Once again, because the government delayed the budget, it has missed another building year, another construction cycle, and it will be two years before people can even apply for that money and get real dollars into their budget. The real crux of the matter is that money does not arrive for 10 years.
Therefore, there is no money for climate change adaptation in this budget to arrive at city halls to get to work now to help cities immediately.
The final piece of the water puzzle is clean water for drinking. On this file, the federal government has loaded requirements onto small cities in particular and has not provided one penny in predictable, stable funding in a way that those small cities can actually build the water plants they need to meet new federal regulations and also to replace aging infrastructure.
In places like the regional municipality of Cape Breton and Sydney, where there is a $625 million water bill on the horizon, the infrastructure dollars are so insignificant that people in that part of the country are wondering if they have to shut down their entire governmental operations, which is ironically $625 million a year on a regional budget basis. They are wondering if they have to shut the whole thing down just to pay for the new federal regulations. Then they are wondering if they are going to get any help from Ottawa.

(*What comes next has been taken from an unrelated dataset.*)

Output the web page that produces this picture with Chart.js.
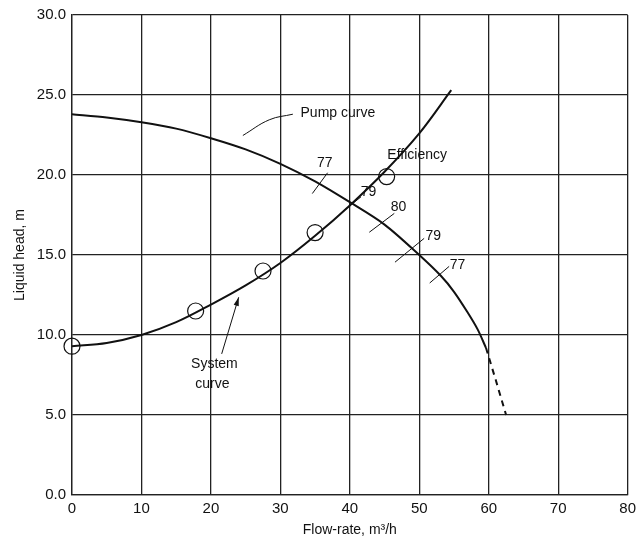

Small town by small town, rural town by rural town, northern town by northern town, these new obligations are so magnificent that the federal government has driven into city hall and town hall budgets. We have to wonder why the government did not respond with an infrastructure program that dealt with this specific set of requirements.
Instead, what we get is silence. The only help that seems to materialize is 10 years from now. We cannot wait 10 years for clean water. We need it now.
On housing, water and transit, this is not a 2015 budget, it is a 2017 budget at best. Even then the dollar amounts are so low, it is a useless budget and it is an unfair budget, particularly for people living in urban areas.